Defunct ministerial department of the government of the United Kingdom

The Department for Business, Innovation and Skills (BIS) was a ministerial department of the Government of the United Kingdom. It was created by the Gordon Brown premiership on 5 June 2009 by the merger of the Department for Innovation, Universities and Skills and the Department for Business, Enterprise and Regulatory Reform. It was disbanded by the Theresa May premiership on the creation of the Department for Business, Energy and Industrial Strategy on 14 July 2016.

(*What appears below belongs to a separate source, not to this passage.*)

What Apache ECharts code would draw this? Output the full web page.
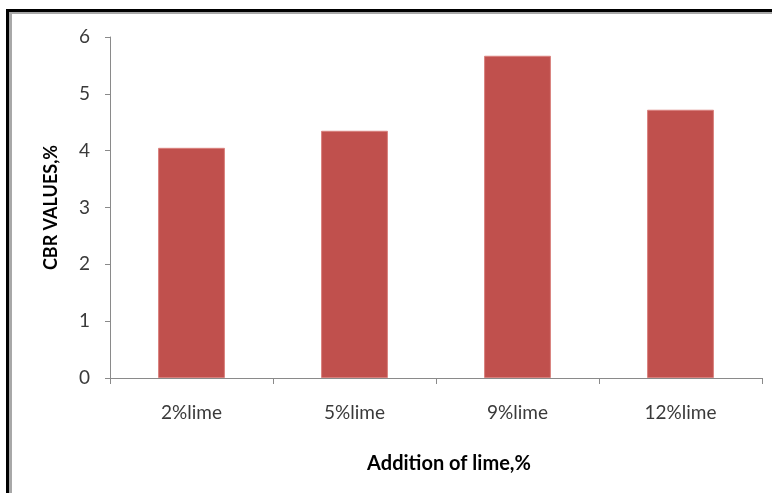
<!DOCTYPE html>
<html>
<head>
<meta charset="utf-8">
<script src="https://cdn.jsdelivr.net/npm/echarts@6/dist/echarts.min.js"></script>
<style>
  html, body { margin: 0; padding: 0; background: #ffffff; }
  #chart { width: 772px; height: 493px; }
</style>
</head>
<body>
<div id="chart"></div>
<script>
// Lime content categories and measured CBR values
const categories = ['2%lime', '5%lime', '9%lime', '12%lime'];
const cbrValues = [4.05, 4.35, 5.67, 4.72];
const yTicks = [0, 1, 2, 3, 4, 5, 6];

const FONT = 'Lato, "Open Sans", sans-serif';
const chart = echarts.init(document.getElementById('chart'), null, { renderer: 'canvas' });

chart.setOption({
  backgroundColor: '#ffffff',
  animation: false,
  grid: { left: 110, right: 10, top: 37, bottom: 115, containLabel: false },
  xAxis: {
    type: 'category',
    data: categories,
    boundaryGap: true,
    name: 'Addition of lime,%',
    nameLocation: 'middle',
    nameGap: 76,
    nameTextStyle: {
      fontFamily: FONT, fontSize: 20, fontWeight: 'bold', color: '#000000',
      padding: [0, 0, 0, 26]
    },
    axisLine: { lineStyle: { color: '#8a8a8a', width: 1 } },
    axisTick: { show: true, length: 6, lineStyle: { color: '#8a8a8a' } },
    axisLabel: { fontFamily: FONT, fontSize: 19, color: '#3a3a3a', margin: 25 }
  },
  yAxis: {
    type: 'value',
    min: yTicks[0],
    max: yTicks[yTicks.length - 1],
    interval: 1,
    name: 'CBR VALUES,%',
    nameLocation: 'middle',
    nameRotate: 90,
    nameGap: 50,
    nameTextStyle: { fontFamily: FONT, fontSize: 18, fontWeight: 'bold', color: '#000000' },
    axisLine: { show: true, lineStyle: { color: '#8a8a8a', width: 1 } },
    axisTick: { show: true, length: 5, lineStyle: { color: '#8a8a8a' } },
    splitLine: { show: false },
    axisLabel: { fontFamily: FONT, fontSize: 19, color: '#3a3a3a', margin: 20 }
  },
  series: [{
    type: 'bar',
    data: cbrValues,
    barWidth: '41%',
    itemStyle: { color: '#C0504D', borderColor: '#d9807d', borderWidth: 1 }
  }],
  graphic: [
    // page frame: dark top and left edges with a soft grey inner shade
    { type: 'rect', shape: { x: 6, y: 9, width: 766, height: 3 }, style: { fill: '#000000' }, silent: true },
    { type: 'rect', shape: { x: 9, y: 12, width: 763, height: 2 }, style: { fill: '#a8a8a8' }, silent: true },
    { type: 'rect', shape: { x: 6, y: 9, width: 3, height: 484 }, style: { fill: '#000000' }, silent: true },
    { type: 'rect', shape: { x: 9, y: 12, width: 3, height: 481 }, style: { fill: '#a8a8a8' }, silent: true }
  ]
});
</script>
</body>
</html>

== Secretaries of State for Business, Innovation and Skills ==

| Name |  | Portrait | Took office | Left office | Length of term | Political party | Prime Minister |  |
|---|---|---|---|---|---|---|---|---|
|  | Peter Mandelson |  | 5 June 2009 | 11 May 2010 | 11 months and 6 days | Labour |  | Gordon Brown |
|  | Vince Cable |  | 12 May 2010 | 8 May 2015 | 4 years, 11 months and 26 days | Liberal Democrats |  | David Cameron (Coalition) |
|  | Sajid Javid |  | 12 May 2015 | 14 July 2016 | 1 year, 2 months and 3 days | Conservative |  | David Cameron (II) |

The Permanent Secretary was Sir Martin Donnelly.

==Responsibilities==
Some policies apply to England alone due to devolution, while others are not devolved and therefore apply to other nations of the United Kingdom. The department was responsible for UK Government policy in the following areas:
- business regulation and support
- company law
- competition
- consumer affairs
- corporate governance
- employment relations
- export licensing
- further education
- higher education
- innovation
- insolvency
- intellectual property
- outer space
- postal affairs
- regional and local economic development
- science and research
- skills
- trade
- training

==Devolution==
Economic policy is mostly devolved but several important policy areas are reserved to Westminster. Further and higher education policy is mostly devolved. Reserved and excepted matters are outlined below.

Scotland

Reserved matters:

- Competition
- Customer protection
- Import and export control
- Insolvency
- Intellectual property
- Outer space
- Postal services
- Product standards, safety and liability
- Research councils
- Telecommunications
- Time
- Business associations
- Weights and measures in relation to goods

The Scottish Government Economy and Education Directorates handle devolved economic and further and higher education policy respectively.

Northern Ireland

Reserved matters:
- Consumer safety in relation to goods
- Import and export controls, external trade
- Intellectual property
- Postal services
- Telecommunications
- Units of measurement

Excepted matter:
- outer space

The department's main counterparts are:
- Department of Enterprise, Trade and Investment (general economic policy)
- Department for Employment and Learning (employment relations, further and higher education policy)

Wales

Under the Welsh devolution settlement, specific policy areas are transferred to the Welsh Government rather than reserved to Westminster.